Your fund strategy – Mid cap funds versus large cap funds versus Multi-cap funds
We often get to hear extreme views in the market about mid cap funds. In fact, even the approach adopted by investors is either to get too aggressive on mid cap funds or stick to the safety of large cap funds. The truth obviously lies somewhere in between. Your mid cap fund strategy should be predicated on your capability to separate the wheat from the chaff? While mid cap funds will continue to be intrinsically risky, the current lower valuations give a level of comfort. Here is a strategy term sheet for you to follow with respect to mid cap funds versus large cap funds versus multi cap funds…

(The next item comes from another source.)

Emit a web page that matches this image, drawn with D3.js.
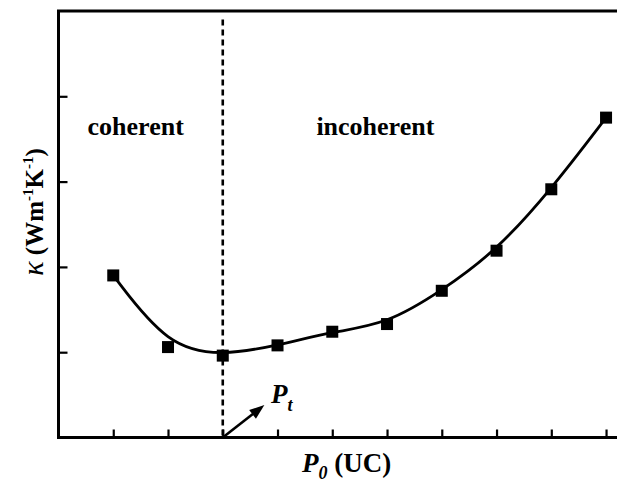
<!DOCTYPE html>
<html>
<head>
<meta charset="utf-8">
<title>Thermal conductivity vs period</title>
<script src="https://cdn.jsdelivr.net/npm/d3@7"></script>
<style>
  body { margin: 0; background: #fff; }
  svg text { font-family: 'Liberation Serif', 'Times New Roman', serif; font-weight: bold; fill: #000; }
</style>
</head>
<body>
<div id="chart"></div>
<script>
// data
var periods = [1, 2, 3, 4, 5, 6, 7, 8, 9, 10];
var kappa = [1.90, 1.06, 0.96, 1.08, 1.24, 1.33, 1.72, 2.19, 2.91, 3.75];
var xTicks = [1, 2, 3, 4, 5, 6, 7, 8, 9, 10];
var yTicks = [1, 2, 3, 4];
var transitionP = 3;

var width = 617, height = 484;
var margin = {top: 11, right: 0, bottom: 46.5, left: 58.5};

var svg = d3.select('#chart').append('svg')
    .attr('width', width)
    .attr('height', height);

var x = d3.scaleLinear().domain([0, 10.2]).range([margin.left, width - margin.right]);
var y = d3.scaleLinear().domain([0, 5]).range([height - margin.bottom, margin.top]);

// axes with inward ticks, no labels
var xAxis = d3.axisBottom(x).tickValues(xTicks).tickSize(-8).tickFormat('');
var yAxis = d3.axisLeft(y).tickValues(yTicks).tickSize(-9).tickFormat('');

var gx = svg.append('g')
    .attr('transform', 'translate(0,' + y(0) + ')')
    .call(xAxis);
var gy = svg.append('g')
    .attr('transform', 'translate(' + x(0) + ',0)')
    .call(yAxis);
[gx, gy].forEach(function (g) {
    g.select('.domain').remove();
    g.selectAll('.tick line').attr('stroke', '#000').attr('stroke-width', 2.2);
});

// frame: left, bottom, top (right side is cut off)
svg.append('path')
    .attr('d', 'M' + (width + 2) + ',' + y(5) + 'H' + x(0) + 'V' + y(0) + 'H' + (width + 2))
    .attr('fill', 'none')
    .attr('stroke', '#000')
    .attr('stroke-width', 3);

// dashed transition line
svg.append('line')
    .attr('x1', x(transitionP)).attr('x2', x(transitionP))
    .attr('y1', y(4.9)).attr('y2', y(0))
    .attr('stroke', '#000')
    .attr('stroke-width', 2.6)
    .attr('stroke-dasharray', '6,4');

// smooth fitted curve
var line = d3.line()
    .x(function (d, i) { return x(periods[i]); })
    .y(function (d) { return y(d); })
    .curve(d3.curveBasis);

svg.append('path')
    .datum(kappa)
    .attr('d', line)
    .attr('fill', 'none')
    .attr('stroke', '#000')
    .attr('stroke-width', 2.8);

// square markers
svg.selectAll('rect.pt')
    .data(kappa)
    .enter().append('rect')
    .attr('class', 'pt')
    .attr('x', function (d, i) { return x(periods[i]) - 6; })
    .attr('y', function (d) { return y(d) - 6; })
    .attr('width', 12)
    .attr('height', 12)
    .attr('fill', '#000');

// region labels
svg.append('text')
    .attr('x', x(0.53)).attr('y', y(3.55))
    .attr('font-size', 26)
    .text('coherent');
svg.append('text')
    .attr('x', x(4.71)).attr('y', y(3.55))
    .attr('font-size', 26)
    .text('incoherent');

// arrow pointing to Pt
var ax0 = x(transitionP), ay0 = y(0), ax1 = x(3.76), ay1 = y(0.38);
var ang = Math.atan2(ay1 - ay0, ax1 - ax0);
var headLen = 15, headHalf = 5.5;
var bx = ax1 - headLen * Math.cos(ang), by = ay1 - headLen * Math.sin(ang);
svg.append('line')
    .attr('x1', ax0).attr('y1', ay0)
    .attr('x2', bx + 2 * Math.cos(ang)).attr('y2', by + 2 * Math.sin(ang))
    .attr('stroke', '#000')
    .attr('stroke-width', 2.6);
svg.append('path')
    .attr('d', 'M' + ax1 + ',' + ay1 +
        'L' + (bx - headHalf * Math.sin(ang)) + ',' + (by + headHalf * Math.cos(ang)) +
        'L' + (bx + headHalf * Math.sin(ang)) + ',' + (by - headHalf * Math.cos(ang)) + 'Z')
    .attr('fill', '#000');

var pt = svg.append('text')
    .attr('x', x(3.88)).attr('y', y(0.4))
    .attr('font-size', 27)
    .attr('font-style', 'italic');
pt.append('tspan').text('P');
pt.append('tspan').attr('font-size', 18).attr('dy', 8).text('t');

// x axis title
var xt = svg.append('text')
    .attr('x', 302).attr('y', 472)
    .attr('font-size', 27);
xt.append('tspan').attr('font-style', 'italic').text('P');
xt.append('tspan').attr('font-style', 'italic').attr('font-size', 18).attr('dy', 7).text('0');
xt.append('tspan').attr('dy', -7).text(' (UC)');

// y axis title
var yt = svg.append('text')
    .attr('transform', 'translate(43,' + 212 + ') rotate(-90)')
    .attr('text-anchor', 'middle')
    .attr('font-size', 25);
yt.append('tspan').attr('font-style', 'italic').attr('font-weight', 'normal').attr('font-size', 30).text('κ');
yt.append('tspan').text(' (Wm');
yt.append('tspan').attr('font-size', 15).attr('dy', -10).text('-1');
yt.append('tspan').attr('dy', 10).text('K');
yt.append('tspan').attr('font-size', 15).attr('dy', -10).text('-1');
yt.append('tspan').attr('dy', 10).text(')');
</script>
</body>
</html>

- Be careful of the funds where the NAVs have been falling vertically and the companies in the portfolio are beset with larger problems of corporate governance. Infibeam, Manpasand, IL&FS, DHFL; obviously have larger inherent problems and mid cap funds having such stocks in their portfolio are not great ideas. There is no smoke without fire and there is a fire somewhere in these stocks. But if you are looking at above average returns, then mid caps hold the potential to become the large caps of the future.
- Focus on mid cap funds that have held value in bad times. They have obviously got their stock selection, stock review and stock rebalancing better than others. When the entire mid cap space has corrected nearly 20%, there must be funds that have just corrected just about 6-8%. Find the story behind this strength and stick to strong mid cap funds in these kinds of markets. These are the stock that will shoot up once the markets reverse.
- Mid caps, large caps or small caps; profitability and margins can rarely be wrong. Focus on portfolios where stocks are generating cash flows. When combined with scale, you have a winning a recipe for a long term wealth creator. It is mid caps like Lupin, Britannia and Havells that became multi-baggers in the last 10 years.
- Instead of deciding large caps versus mid caps, use the opportunity to restructure your portfolio. Don’t worry about booking losses; that is part of the game. What matters is that you are freeing up liquidity that can be fruitfully deployed in other funds with better potential. That should be your basic principal with respect to mid caps at this point of time.
- Your choice between large caps and mid caps must be based on your overall risk capacity. Investors with a larger risk appetite and risk capacity can afford to take the risk of a bigger exposure to mid cap funds but conservative investors should ideally stock to large cap funds as mid cap funds may be too volatile for their liking.
- Finally, don’t miss on this category called multi-cap funds. These are a combination of mid cap and large stocks and give you the best combination of growth and stability. With the superior stock selection of the fund manager, the multi cap fund is able to delivery relatively higher returns than large cap funds but with relatively lower risk compared to mid caps. That is where multi cap funds really fit into your portfolio.